> _GIVEN RECORDS_:
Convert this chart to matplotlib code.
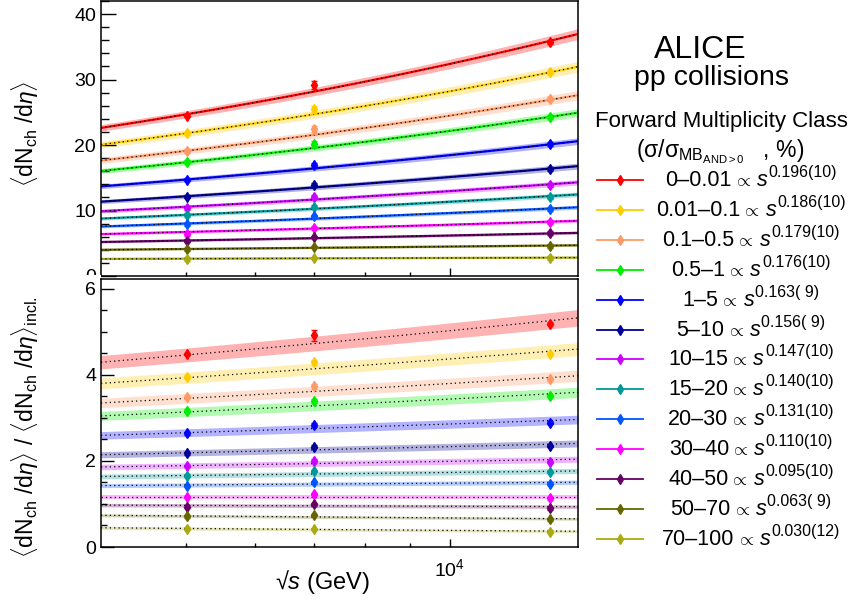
import numpy as np
import matplotlib
matplotlib.use("Agg")
import matplotlib.pyplot as plt
from matplotlib.patches import Rectangle
from matplotlib.lines import Line2D
from matplotlib.ticker import FixedLocator, NullFormatter, MultipleLocator

plt.rcParams['font.family'] = ['Liberation Sans', 'DejaVu Sans']
plt.rcParams['mathtext.fontset'] = 'custom'
plt.rcParams['mathtext.rm'] = 'Liberation Sans'
plt.rcParams['mathtext.it'] = 'Liberation Sans:italic'
plt.rcParams['mathtext.bf'] = 'Liberation Sans:bold'

# ---------------- data ----------------
energies = [5020, 7000, 13000]
classes = ["0–0.01", "0.01–0.1", "0.1–0.5", "0.5–1", "1–5", "5–10", "10–15",
           "15–20", "20–30", "30–40", "40–50", "50–70", "70–100"]
exponents = [0.196, 0.186, 0.179, 0.176, 0.163, 0.156, 0.147, 0.140, 0.131,
             0.110, 0.095, 0.063, 0.030]
exponent_errs = ["10", "10", "10", "10", " 9", " 9", "10", "10", "10", "10",
                 "10", " 9", "12"]
incl_exponent = 0.110
colors = ["#ff0000", "#ffcc00", "#ff9966", "#00ee00", "#0000ff", "#000099",
          "#cc00ff", "#009999", "#0055ff", "#ff00ff", "#660066", "#666600",
          "#aaaa11"]

dndeta_5020 = [24.5, 21.8, 19.1, 17.4, 14.7, 12.1, 10.4, 9.3, 7.9, 6.4, 5.4, 4.1, 2.6]
dndeta_7000 = [29.2, 25.5, 22.4, 20.2, 16.9, 13.9, 12.1, 10.6, 9.1, 7.4, 6.0, 4.5, 2.7]
dndeta_13000 = [35.8, 31.1, 27.0, 24.3, 20.1, 16.3, 13.9, 12.1, 10.2, 8.2, 6.5, 4.6, 2.8]
dndeta_err_7000 = [0.6, 0.5, 0.45, 0.4, 0.35, 0.3, 0.25, 0.25, 0.2, 0.2, 0.15, 0.12, 0.08]
fit_13000 = [35.9, 31.1, 26.9, 24.3, 20.1, 16.4, 14.0, 12.2, 10.3, 8.3, 6.5, 4.65, 2.8]
fit_band_13000 = [0.8, 0.8, 0.7, 0.6, 0.5, 0.45, 0.4, 0.35, 0.3, 0.25, 0.2, 0.15, 0.1]

ratio_5020 = [4.49, 3.96, 3.49, 3.17, 2.64, 2.18, 1.88, 1.66, 1.42, 1.16, 0.94, 0.71, 0.43]
ratio_7000 = [4.92, 4.29, 3.74, 3.39, 2.84, 2.33, 2.00, 1.77, 1.50, 1.23, 0.99, 0.74, 0.41]
ratio_13000 = [5.19, 4.49, 3.90, 3.51, 2.89, 2.35, 1.98, 1.74, 1.47, 1.13, 0.90, 0.64, 0.36]
ratio_err_7000 = [0.13, 0.06, 0.06, 0.05, 0.05, 0.04, 0.04, 0.03, 0.03, 0.03, 0.03, 0.02, 0.02]
ratio_fit_13000 = [5.26, 4.55, 3.94, 3.56, 2.94, 2.39, 2.03, 1.76, 1.50, 1.17, 0.94, 0.66, 0.37]
ratio_band_13000 = [0.19, 0.15, 0.13, 0.12, 0.10, 0.08, 0.07, 0.06, 0.05, 0.05, 0.04, 0.03, 0.03]

x_min, x_max = 4000, 14000

# ---------------- figure ----------------
W, H = 848, 600
fig = plt.figure(figsize=(W / 100, H / 100), dpi=100)

def fx(px):
    return px / W

def fy(py):
    return 1 - py / H

ax1 = fig.add_axes([fx(101), fy(276), fx(578) - fx(101), fy(1) - fy(276)], zorder=0)
ax2 = fig.add_axes([fx(101), fy(547), fx(578) - fx(101), fy(279) - fy(547)], zorder=2)

xs = np.geomspace(x_min, x_max, 200)

for i in range(len(classes)):
    c = colors[i]
    # top panel fit: dN/deta ∝ s^alpha with s = (sqrt s)^2
    fit = fit_13000[i] * (xs / 13000.0) ** (2 * exponents[i])
    rel = fit_band_13000[i] / fit_13000[i]
    ax1.fill_between(xs, fit * (1 - rel), fit * (1 + rel), color=c, alpha=0.3, lw=0, zorder=1)
    ax1.plot(xs, fit, color=c, lw=1.6, zorder=2)
    ax1.plot(xs, fit, color='black', lw=0.9, ls=(0, (1, 2.5)), zorder=3)
    ax1.errorbar(energies, [dndeta_5020[i], dndeta_7000[i], dndeta_13000[i]],
                 yerr=[0.25, dndeta_err_7000[i], 0.3], fmt='d', color=c, ms=5,
                 elinewidth=1, capsize=2, capthick=1, zorder=4)

    # bottom panel ratio
    rfit = ratio_fit_13000[i] * (xs / 13000.0) ** (2 * (exponents[i] - incl_exponent))
    rrel = ratio_band_13000[i] / ratio_fit_13000[i]
    ax2.fill_between(xs, rfit * (1 - rrel), rfit * (1 + rrel), color=c, alpha=0.3, lw=0, zorder=1)
    ax2.plot(xs, rfit, color='black', lw=0.9, ls=(0, (1, 2.5)), zorder=3)
    ax2.errorbar(energies, [ratio_5020[i], ratio_7000[i], ratio_13000[i]],
                 yerr=[0.03, ratio_err_7000[i], 0.03], fmt='d', color=c, ms=5,
                 elinewidth=1, capsize=2, capthick=1, zorder=4)

for ax in (ax1, ax2):
    ax.set_xscale('log')
    ax.set_xlim(x_min, x_max)
    ax.xaxis.set_major_locator(FixedLocator([10000]))
    ax.xaxis.set_minor_locator(FixedLocator([5000, 6000, 7000, 8000, 9000]))
    ax.xaxis.set_minor_formatter(NullFormatter())
    ax.tick_params(axis='both', which='both', direction='in', top=False, right=False,
                   labelsize=14, width=1.0)
    for sp in ax.spines.values():
        sp.set_linewidth(1.1)

ax1.set_ylim(0, 42)
ax1.yaxis.set_major_locator(MultipleLocator(10))
ax1.yaxis.set_minor_locator(MultipleLocator(2))
ax1.tick_params(axis='y', which='major', length=11)
ax1.tick_params(axis='y', which='minor', length=5.8)
ax1.tick_params(axis='x', which='major', length=5.5)
ax1.tick_params(axis='x', which='minor', length=3)
ax1.tick_params(axis='x', labelbottom=False)

ax2.set_ylim(0, 6.23)
ax2.yaxis.set_major_locator(MultipleLocator(2))
ax2.yaxis.set_minor_locator(MultipleLocator(0.5))
ax2.tick_params(axis='y', which='major', length=9.5)
ax2.tick_params(axis='y', which='minor', length=4.5)
ax2.tick_params(axis='x', which='major', length=5.5, pad=8)
ax2.tick_params(axis='x', which='minor', length=3)
ax2.set_xticks([10000])
ax2.set_xticklabels([r'$10^{4}$'])

# cover for the clipped "0" of the top panel (as in the reference)
fig.add_artist(Rectangle((fx(40), fy(600)), fx(61), fy(275) - fy(600),
                         transform=fig.transFigure, facecolor='white',
                         edgecolor='none', zorder=1))

# axis labels
fig.text(fx(322), fy(589), '√$s$ (GeV)', fontsize=17, ha='center', va='baseline')
fig.text(fx(25), fy(134), r'$\langle$dN$_{\rm ch}$ /d$\eta\rangle$', fontsize=16.5,
         rotation=90, ha='center', va='center')
fig.text(fx(25), fy(427), r'$\langle$dN$_{\rm ch}$ /d$\eta\rangle$ / $\langle$dN$_{\rm ch}$ /d$\eta\rangle_{\rm incl.}$',
         fontsize=16.5, rotation=90, ha='center', va='center')

# header texts
fig.text(fx(700), fy(58), 'ALICE', fontsize=23, ha='center', va='baseline')
fig.text(fx(712), fy(85), 'pp collisions', fontsize=20.5, ha='center', va='baseline')
fig.text(fx(721), fy(127), 'Forward Multiplicity Class', fontsize=16, ha='center', va='baseline')
fig.text(fx(720), fy(157), r'(σ/σ$_{\rm MB_{AND>0}}$   , %)', fontsize=16.5,
         ha='center', va='baseline')

# legend rows
row0, drow = 180, 29.9
renderer = fig.canvas.get_renderer()
for i in range(len(classes)):
    yrow = row0 + i * drow
    c = colors[i]
    fig.add_artist(Line2D([fx(597), fx(643)], [fy(yrow), fy(yrow)], color=c, lw=1.3,
                          transform=fig.transFigure))
    fig.add_artist(Line2D([fx(620)], [fy(yrow)], marker='d', color=c, ms=5,
                          transform=fig.transFigure))
    base = yrow + 6
    t1 = fig.text(0, fy(base), classes[i], fontsize=15.5, va='baseline')
    t1b = fig.text(0, fy(base), r"$\propto$", fontsize=13, va='baseline')
    t2 = fig.text(0, fy(base), "s", fontsize=15.5, style='italic', va='baseline')
    t3 = fig.text(0, fy(base - 9), f"{exponents[i]:.3f}({exponent_errs[i]})", fontsize=11.5,
                  va='baseline')
    w1 = t1.get_window_extent(renderer).width
    w1b = t1b.get_window_extent(renderer).width
    w2 = t2.get_window_extent(renderer).width
    w3 = t3.get_window_extent(renderer).width
    total = w1 + 2 + w1b + 5 + w2 + 1 + w3
    x0 = 751 - total / 2
    t1.set_x(fx(x0))
    t1b.set_x(fx(x0 + w1 + 2))
    t2.set_x(fx(x0 + w1 + 2 + w1b + 5))
    t3.set_x(fx(x0 + w1 + 2 + w1b + 5 + w2 + 1))

fig.savefig("out.png", dpi=100)
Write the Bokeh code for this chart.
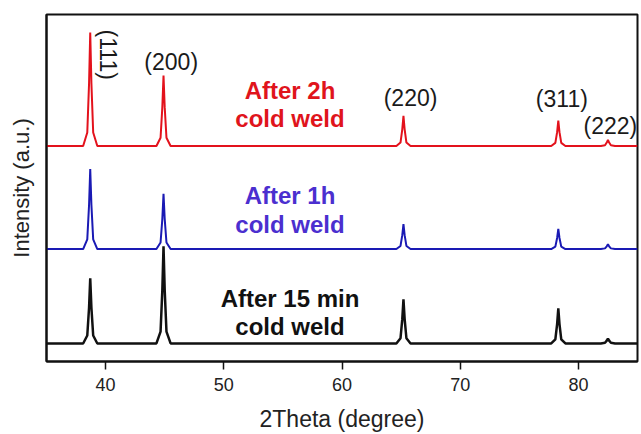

> _GIVEN PROBLEM_:
Everything from the top line of the data down to and including the line with "plt.rcParams['mathtext.bf'] = 'Liberation" is to be copied, except the pictures.

> _SOLUTION TO THE PROBLEM_:
Convert this chart to matplotlib code.
import numpy as np
import matplotlib
matplotlib.use("Agg")
import matplotlib.pyplot as plt
from matplotlib.patches import Rectangle
from matplotlib.lines import Line2D
from matplotlib.ticker import FixedLocator, NullFormatter, MultipleLocator

plt.rcParams['font.family'] = ['Liberation Sans', 'DejaVu Sans']
plt.rcParams['mathtext.fontset'] = 'custom'
plt.rcParams['mathtext.rm'] = 'Liberation Sans'
plt.rcParams['mathtext.it'] = 'Liberation Sans:italic'
plt.rcParams['mathtext.bf'] = 'Liberation Sans:bold'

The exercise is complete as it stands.